### WHAT TO DO
Leave out the pictures and print only the lines from the one with "Rebuild this chart" through the one with "const countTicks = [0, 250, 500, 750, 1000, 1250, 1500];", exactly as they are.
>>>
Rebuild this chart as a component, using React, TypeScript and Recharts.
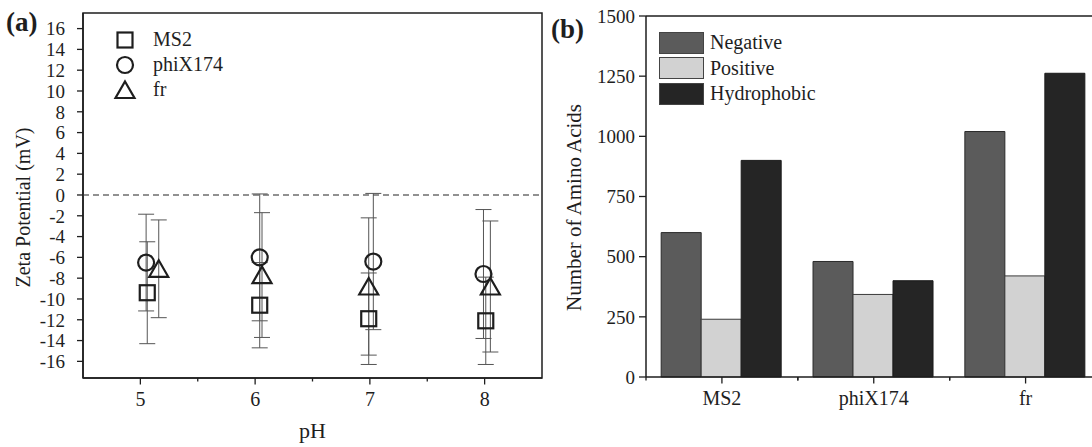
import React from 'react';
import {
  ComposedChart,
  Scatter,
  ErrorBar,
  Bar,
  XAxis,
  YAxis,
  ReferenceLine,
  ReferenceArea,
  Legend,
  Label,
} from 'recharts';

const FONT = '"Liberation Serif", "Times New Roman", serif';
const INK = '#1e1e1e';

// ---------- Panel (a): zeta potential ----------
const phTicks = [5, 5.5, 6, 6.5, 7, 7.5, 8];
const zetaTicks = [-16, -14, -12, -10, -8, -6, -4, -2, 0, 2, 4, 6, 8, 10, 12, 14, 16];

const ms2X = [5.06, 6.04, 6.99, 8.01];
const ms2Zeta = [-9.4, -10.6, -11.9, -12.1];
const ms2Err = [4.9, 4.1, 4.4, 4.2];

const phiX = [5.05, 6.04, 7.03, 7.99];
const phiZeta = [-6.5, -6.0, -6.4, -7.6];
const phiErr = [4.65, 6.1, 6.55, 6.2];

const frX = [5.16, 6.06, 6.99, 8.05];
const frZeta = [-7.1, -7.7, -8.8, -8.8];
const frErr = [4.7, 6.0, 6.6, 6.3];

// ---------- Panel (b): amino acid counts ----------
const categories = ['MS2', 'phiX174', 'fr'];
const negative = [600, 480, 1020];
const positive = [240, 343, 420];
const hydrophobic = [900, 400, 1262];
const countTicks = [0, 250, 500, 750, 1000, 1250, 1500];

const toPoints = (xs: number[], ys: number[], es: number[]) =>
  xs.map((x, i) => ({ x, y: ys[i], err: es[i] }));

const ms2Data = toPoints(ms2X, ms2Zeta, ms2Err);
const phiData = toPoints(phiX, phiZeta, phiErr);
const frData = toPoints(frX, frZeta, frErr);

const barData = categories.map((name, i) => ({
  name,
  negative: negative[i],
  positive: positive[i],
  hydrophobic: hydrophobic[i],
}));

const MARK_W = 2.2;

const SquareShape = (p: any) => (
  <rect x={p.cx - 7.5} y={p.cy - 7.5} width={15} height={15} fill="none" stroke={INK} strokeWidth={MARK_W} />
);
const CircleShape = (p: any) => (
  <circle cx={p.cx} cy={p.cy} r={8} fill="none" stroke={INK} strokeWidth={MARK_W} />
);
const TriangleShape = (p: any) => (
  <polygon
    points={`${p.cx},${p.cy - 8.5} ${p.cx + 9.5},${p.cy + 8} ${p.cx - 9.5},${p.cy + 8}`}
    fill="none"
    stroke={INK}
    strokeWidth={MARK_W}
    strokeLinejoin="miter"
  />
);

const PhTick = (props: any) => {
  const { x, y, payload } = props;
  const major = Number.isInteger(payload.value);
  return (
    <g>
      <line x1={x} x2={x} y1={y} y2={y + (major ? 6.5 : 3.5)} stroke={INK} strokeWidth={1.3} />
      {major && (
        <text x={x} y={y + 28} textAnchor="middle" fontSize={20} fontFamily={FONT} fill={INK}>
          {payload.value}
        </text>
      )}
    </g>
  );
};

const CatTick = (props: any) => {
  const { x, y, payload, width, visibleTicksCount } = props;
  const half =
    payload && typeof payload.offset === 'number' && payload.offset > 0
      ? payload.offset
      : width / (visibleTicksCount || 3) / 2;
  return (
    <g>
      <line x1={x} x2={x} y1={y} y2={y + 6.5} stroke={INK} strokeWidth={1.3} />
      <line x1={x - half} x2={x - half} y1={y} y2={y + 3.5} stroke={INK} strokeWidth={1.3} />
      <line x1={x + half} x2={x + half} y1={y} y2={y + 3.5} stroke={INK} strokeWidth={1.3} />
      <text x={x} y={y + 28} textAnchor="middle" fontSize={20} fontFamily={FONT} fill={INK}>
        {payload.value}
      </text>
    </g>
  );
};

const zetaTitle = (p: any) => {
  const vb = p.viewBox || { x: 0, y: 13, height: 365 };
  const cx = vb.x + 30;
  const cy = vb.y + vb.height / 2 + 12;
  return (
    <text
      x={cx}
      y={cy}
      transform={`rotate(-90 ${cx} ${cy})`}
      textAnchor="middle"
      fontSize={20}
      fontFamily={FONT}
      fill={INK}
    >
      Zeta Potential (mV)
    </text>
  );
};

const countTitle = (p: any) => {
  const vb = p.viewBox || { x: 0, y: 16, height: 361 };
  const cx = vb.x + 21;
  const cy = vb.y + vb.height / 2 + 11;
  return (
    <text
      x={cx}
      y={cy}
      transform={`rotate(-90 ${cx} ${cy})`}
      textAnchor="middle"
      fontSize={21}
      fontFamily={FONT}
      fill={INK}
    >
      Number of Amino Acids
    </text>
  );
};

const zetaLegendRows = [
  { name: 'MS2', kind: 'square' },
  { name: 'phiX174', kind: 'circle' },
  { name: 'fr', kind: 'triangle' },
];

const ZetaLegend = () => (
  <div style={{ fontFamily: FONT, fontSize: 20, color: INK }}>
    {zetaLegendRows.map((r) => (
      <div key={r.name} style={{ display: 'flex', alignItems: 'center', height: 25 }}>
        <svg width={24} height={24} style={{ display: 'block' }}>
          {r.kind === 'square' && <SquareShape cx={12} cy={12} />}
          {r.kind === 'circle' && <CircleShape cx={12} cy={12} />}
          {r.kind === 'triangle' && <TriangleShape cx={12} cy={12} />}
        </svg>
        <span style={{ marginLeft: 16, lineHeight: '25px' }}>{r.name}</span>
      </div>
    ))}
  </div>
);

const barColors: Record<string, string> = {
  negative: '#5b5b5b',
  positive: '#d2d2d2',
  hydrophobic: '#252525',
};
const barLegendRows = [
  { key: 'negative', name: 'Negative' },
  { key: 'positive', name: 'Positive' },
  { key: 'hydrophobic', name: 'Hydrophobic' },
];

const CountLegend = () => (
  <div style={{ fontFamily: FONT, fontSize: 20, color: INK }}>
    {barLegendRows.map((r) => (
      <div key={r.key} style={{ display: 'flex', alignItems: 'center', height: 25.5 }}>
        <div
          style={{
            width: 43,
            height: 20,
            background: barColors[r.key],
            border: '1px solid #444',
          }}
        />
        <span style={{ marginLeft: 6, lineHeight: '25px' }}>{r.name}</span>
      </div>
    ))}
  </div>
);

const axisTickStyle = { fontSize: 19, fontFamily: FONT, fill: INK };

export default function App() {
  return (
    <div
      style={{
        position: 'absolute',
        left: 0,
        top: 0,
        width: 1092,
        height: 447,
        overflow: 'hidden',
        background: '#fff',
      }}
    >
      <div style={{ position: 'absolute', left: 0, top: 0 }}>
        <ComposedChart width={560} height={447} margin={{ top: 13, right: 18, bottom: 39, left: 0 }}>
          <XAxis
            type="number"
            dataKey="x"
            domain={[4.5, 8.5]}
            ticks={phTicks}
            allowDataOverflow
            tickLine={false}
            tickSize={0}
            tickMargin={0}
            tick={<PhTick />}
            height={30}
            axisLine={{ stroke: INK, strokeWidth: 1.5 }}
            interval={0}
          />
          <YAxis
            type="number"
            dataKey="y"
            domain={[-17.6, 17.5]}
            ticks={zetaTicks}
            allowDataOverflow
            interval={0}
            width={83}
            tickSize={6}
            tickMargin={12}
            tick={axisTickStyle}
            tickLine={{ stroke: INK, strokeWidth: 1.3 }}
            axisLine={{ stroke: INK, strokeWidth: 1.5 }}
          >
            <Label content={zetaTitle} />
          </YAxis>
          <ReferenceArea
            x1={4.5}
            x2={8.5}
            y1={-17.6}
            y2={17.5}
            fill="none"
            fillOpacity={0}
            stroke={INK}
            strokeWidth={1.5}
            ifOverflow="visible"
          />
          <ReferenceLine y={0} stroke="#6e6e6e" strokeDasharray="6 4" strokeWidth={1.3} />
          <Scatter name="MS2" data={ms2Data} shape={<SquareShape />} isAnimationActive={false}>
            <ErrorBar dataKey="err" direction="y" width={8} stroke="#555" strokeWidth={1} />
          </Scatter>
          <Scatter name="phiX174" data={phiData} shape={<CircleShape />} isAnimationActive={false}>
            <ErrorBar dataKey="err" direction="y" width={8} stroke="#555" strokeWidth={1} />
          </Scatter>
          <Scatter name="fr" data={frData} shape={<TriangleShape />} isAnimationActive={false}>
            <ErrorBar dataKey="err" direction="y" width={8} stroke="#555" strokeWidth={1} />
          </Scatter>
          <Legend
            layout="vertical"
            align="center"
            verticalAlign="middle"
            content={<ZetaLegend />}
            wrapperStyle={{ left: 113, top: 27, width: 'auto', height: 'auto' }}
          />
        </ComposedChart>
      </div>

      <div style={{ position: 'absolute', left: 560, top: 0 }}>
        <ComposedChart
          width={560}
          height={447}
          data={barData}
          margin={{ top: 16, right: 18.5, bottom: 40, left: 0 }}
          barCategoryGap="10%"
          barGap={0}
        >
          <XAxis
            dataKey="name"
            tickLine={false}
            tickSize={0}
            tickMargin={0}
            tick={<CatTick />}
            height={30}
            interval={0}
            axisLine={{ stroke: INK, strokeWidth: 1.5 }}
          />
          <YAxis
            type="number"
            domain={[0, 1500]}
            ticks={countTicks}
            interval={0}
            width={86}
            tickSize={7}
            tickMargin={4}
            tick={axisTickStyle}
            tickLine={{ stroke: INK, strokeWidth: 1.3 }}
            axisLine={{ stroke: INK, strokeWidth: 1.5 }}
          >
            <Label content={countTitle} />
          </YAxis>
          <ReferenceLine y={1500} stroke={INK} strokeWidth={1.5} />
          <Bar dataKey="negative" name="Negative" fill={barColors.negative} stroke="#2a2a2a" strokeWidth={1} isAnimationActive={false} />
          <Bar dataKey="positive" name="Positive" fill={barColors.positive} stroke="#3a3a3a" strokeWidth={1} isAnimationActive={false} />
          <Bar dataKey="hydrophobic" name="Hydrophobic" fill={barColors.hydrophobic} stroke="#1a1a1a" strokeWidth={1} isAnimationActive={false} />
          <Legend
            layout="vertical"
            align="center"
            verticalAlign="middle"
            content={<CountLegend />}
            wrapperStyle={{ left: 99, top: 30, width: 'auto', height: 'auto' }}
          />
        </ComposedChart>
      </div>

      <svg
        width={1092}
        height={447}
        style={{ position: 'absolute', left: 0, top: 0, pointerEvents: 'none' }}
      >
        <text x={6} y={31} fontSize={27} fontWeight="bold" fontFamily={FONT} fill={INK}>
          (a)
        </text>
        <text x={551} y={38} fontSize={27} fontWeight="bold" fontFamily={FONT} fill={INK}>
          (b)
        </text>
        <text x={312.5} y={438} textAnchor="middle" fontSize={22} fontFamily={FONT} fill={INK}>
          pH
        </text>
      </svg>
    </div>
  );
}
<<<
>>>
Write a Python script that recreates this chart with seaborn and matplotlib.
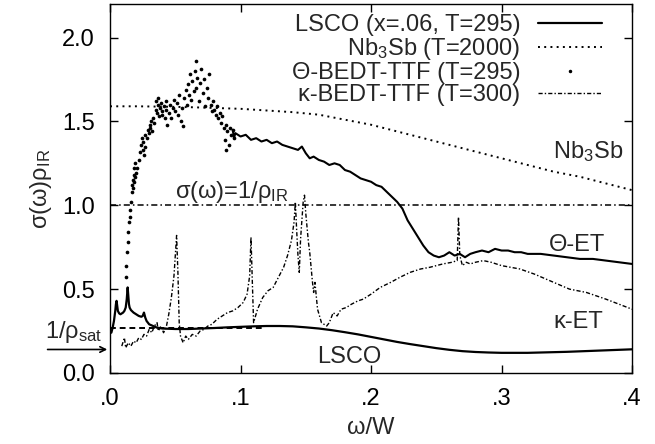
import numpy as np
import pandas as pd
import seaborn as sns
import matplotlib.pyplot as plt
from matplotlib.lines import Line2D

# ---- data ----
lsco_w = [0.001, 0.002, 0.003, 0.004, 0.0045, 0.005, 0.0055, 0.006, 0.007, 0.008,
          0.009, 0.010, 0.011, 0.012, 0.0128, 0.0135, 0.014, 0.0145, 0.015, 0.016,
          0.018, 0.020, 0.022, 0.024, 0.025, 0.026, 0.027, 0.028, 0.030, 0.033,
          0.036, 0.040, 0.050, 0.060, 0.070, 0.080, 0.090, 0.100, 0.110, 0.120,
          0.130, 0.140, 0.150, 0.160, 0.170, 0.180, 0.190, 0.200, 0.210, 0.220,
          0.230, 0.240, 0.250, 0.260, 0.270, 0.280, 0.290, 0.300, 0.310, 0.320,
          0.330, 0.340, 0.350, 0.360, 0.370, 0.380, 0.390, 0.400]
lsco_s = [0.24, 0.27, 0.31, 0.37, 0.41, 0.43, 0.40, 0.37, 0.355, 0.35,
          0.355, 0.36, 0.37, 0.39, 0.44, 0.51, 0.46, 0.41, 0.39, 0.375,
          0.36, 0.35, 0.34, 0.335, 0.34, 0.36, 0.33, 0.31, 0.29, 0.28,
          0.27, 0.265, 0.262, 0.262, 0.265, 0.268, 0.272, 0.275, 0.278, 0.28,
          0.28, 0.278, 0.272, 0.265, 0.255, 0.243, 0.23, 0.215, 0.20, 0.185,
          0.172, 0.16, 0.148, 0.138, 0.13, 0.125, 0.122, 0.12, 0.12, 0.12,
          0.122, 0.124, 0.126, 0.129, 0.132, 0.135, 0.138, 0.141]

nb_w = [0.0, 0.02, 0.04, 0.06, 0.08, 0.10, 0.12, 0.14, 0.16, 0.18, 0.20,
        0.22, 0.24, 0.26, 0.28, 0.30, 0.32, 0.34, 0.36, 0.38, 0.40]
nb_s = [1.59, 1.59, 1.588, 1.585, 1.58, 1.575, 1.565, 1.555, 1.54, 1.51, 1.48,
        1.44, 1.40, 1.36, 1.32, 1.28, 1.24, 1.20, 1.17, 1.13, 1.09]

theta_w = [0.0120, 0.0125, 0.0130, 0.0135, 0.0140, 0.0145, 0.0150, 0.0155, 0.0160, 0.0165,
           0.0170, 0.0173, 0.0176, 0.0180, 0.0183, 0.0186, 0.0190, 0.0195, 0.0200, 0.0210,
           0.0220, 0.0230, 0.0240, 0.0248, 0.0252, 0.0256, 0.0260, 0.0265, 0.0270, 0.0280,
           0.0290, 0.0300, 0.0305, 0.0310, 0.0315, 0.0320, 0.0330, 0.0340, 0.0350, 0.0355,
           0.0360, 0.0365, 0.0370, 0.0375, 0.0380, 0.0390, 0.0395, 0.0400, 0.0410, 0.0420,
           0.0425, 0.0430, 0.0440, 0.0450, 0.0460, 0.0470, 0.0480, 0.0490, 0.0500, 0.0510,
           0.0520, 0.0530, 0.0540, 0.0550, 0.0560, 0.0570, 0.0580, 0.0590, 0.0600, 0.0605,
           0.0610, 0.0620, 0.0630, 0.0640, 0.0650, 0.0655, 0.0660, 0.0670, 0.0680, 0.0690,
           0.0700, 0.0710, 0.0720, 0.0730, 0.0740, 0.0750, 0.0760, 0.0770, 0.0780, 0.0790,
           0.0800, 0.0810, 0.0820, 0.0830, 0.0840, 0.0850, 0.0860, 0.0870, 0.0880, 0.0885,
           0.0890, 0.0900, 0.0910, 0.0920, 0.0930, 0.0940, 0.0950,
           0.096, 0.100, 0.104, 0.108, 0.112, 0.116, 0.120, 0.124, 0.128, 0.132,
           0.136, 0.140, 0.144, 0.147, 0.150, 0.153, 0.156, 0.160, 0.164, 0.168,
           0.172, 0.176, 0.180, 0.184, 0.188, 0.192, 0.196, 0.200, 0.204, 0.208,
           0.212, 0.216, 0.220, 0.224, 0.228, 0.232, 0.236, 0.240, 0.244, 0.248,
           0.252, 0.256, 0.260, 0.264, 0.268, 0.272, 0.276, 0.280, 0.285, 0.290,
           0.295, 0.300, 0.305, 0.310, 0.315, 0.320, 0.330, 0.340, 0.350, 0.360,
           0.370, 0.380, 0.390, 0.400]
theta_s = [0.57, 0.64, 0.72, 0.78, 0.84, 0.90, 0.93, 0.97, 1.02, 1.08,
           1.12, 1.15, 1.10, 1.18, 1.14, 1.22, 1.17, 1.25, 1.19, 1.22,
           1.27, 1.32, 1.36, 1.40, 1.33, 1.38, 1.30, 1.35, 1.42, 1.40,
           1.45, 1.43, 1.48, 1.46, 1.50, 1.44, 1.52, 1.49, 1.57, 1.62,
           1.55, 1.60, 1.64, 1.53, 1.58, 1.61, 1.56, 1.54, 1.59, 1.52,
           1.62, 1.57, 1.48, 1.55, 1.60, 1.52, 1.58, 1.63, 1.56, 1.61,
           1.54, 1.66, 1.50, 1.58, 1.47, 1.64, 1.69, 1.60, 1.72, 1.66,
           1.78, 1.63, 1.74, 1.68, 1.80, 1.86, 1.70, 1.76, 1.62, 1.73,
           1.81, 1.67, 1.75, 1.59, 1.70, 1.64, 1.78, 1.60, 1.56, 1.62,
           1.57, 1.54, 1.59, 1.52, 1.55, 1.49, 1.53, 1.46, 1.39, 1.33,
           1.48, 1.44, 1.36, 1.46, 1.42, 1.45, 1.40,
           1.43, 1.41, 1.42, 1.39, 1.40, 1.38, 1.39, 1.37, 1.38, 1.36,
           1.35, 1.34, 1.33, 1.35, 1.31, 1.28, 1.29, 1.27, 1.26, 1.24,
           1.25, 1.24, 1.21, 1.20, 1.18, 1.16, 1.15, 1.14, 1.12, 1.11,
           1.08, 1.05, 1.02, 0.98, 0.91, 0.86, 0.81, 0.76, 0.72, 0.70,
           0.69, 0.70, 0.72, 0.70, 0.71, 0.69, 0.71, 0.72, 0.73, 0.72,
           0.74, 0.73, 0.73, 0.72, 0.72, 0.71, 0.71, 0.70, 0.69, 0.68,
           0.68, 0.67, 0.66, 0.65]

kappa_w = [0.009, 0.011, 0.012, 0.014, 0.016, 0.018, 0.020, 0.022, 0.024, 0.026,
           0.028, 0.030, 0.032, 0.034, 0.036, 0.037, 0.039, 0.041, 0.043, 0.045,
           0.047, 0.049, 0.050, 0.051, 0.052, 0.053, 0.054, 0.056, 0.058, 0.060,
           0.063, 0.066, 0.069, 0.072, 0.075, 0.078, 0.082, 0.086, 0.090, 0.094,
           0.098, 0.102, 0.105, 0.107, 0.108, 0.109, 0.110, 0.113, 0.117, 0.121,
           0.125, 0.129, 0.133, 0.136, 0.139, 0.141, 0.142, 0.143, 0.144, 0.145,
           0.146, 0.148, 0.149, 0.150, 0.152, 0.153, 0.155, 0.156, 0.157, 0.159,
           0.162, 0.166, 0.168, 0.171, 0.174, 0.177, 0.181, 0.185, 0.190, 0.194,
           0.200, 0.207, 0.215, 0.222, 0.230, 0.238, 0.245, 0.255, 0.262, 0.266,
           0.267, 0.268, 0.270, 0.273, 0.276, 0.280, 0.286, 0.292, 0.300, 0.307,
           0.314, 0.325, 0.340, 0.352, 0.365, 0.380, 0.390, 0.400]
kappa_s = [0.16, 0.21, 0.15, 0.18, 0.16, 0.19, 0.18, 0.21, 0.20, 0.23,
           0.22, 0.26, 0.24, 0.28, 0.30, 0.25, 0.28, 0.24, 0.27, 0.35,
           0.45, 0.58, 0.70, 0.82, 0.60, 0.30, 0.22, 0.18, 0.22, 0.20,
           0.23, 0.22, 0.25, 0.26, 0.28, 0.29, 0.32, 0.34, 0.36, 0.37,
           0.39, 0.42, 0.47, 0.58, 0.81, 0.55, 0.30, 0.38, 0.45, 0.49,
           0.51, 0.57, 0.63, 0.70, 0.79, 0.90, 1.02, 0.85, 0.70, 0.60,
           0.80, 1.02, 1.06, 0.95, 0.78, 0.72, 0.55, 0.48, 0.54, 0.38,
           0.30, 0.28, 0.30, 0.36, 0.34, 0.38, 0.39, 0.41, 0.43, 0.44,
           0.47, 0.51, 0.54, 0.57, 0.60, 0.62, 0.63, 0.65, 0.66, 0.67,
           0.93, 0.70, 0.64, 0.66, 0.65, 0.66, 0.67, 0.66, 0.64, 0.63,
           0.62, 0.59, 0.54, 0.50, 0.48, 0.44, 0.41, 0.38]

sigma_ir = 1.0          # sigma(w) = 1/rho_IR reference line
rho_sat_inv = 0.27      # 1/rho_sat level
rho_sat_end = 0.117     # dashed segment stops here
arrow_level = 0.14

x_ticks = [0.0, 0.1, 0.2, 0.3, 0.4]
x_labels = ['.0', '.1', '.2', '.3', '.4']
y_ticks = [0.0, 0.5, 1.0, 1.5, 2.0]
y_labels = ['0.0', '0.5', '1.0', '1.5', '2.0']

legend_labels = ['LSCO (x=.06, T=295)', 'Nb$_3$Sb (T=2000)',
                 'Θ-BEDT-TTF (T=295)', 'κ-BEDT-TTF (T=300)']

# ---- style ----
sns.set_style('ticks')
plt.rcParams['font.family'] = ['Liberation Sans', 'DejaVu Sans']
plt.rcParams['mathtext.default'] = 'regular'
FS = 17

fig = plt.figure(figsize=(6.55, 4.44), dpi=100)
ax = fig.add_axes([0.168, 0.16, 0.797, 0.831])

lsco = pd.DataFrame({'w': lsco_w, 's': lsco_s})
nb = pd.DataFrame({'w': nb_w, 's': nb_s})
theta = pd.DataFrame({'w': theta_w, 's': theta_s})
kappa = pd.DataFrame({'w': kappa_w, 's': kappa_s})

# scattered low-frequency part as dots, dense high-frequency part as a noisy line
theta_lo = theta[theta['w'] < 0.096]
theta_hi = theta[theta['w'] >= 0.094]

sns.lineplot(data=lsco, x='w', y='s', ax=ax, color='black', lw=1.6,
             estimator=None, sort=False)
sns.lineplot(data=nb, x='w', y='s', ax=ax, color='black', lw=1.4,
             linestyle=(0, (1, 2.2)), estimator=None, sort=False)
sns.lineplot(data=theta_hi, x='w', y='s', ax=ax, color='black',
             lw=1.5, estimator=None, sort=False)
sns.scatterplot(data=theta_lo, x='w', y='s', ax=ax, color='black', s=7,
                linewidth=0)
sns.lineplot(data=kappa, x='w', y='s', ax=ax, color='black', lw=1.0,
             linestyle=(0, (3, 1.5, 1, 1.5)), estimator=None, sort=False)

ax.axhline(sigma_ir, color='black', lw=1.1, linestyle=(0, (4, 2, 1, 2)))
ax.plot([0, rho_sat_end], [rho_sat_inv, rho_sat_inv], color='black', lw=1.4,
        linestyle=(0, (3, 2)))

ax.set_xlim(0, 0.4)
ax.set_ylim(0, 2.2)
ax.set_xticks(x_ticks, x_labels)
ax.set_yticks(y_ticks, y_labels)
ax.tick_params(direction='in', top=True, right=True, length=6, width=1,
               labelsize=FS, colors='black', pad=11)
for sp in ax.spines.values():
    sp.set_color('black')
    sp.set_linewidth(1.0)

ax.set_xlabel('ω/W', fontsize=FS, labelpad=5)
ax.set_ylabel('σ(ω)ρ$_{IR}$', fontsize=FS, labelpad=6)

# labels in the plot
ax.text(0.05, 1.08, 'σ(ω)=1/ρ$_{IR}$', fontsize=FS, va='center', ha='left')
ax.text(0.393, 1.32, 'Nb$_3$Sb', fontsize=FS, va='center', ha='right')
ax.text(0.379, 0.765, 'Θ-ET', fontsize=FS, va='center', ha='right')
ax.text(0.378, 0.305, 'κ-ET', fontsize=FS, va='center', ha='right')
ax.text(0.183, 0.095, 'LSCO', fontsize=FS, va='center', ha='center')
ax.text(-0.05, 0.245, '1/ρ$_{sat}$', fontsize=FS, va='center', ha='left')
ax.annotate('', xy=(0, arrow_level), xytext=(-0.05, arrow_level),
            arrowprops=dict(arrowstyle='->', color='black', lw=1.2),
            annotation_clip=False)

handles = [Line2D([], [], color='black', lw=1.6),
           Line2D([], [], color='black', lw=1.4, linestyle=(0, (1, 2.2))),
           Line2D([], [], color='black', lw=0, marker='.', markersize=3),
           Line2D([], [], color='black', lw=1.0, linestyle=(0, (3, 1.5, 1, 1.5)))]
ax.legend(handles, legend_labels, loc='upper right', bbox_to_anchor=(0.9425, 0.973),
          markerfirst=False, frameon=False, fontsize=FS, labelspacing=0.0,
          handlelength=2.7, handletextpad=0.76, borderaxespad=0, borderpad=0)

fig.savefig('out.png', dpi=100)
<<<
### TASK RESULT
Rebuild this chart as a component, using React, TypeScript and Recharts.
import React from 'react';
import {
  ComposedChart,
  Scatter,
  ErrorBar,
  Bar,
  XAxis,
  YAxis,
  ReferenceLine,
  ReferenceArea,
  Legend,
  Label,
} from 'recharts';

const FONT = '"Liberation Serif", "Times New Roman", serif';
const INK = '#1e1e1e';

// ---------- Panel (a): zeta potential ----------
const phTicks = [5, 5.5, 6, 6.5, 7, 7.5, 8];
const zetaTicks = [-16, -14, -12, -10, -8, -6, -4, -2, 0, 2, 4, 6, 8, 10, 12, 14, 16];

const ms2X = [5.06, 6.04, 6.99, 8.01];
const ms2Zeta = [-9.4, -10.6, -11.9, -12.1];
const ms2Err = [4.9, 4.1, 4.4, 4.2];

const phiX = [5.05, 6.04, 7.03, 7.99];
const phiZeta = [-6.5, -6.0, -6.4, -7.6];
const phiErr = [4.65, 6.1, 6.55, 6.2];

const frX = [5.16, 6.06, 6.99, 8.05];
const frZeta = [-7.1, -7.7, -8.8, -8.8];
const frErr = [4.7, 6.0, 6.6, 6.3];

// ---------- Panel (b): amino acid counts ----------
const categories = ['MS2', 'phiX174', 'fr'];
const negative = [600, 480, 1020];
const positive = [240, 343, 420];
const hydrophobic = [900, 400, 1262];
const countTicks = [0, 250, 500, 750, 1000, 1250, 1500];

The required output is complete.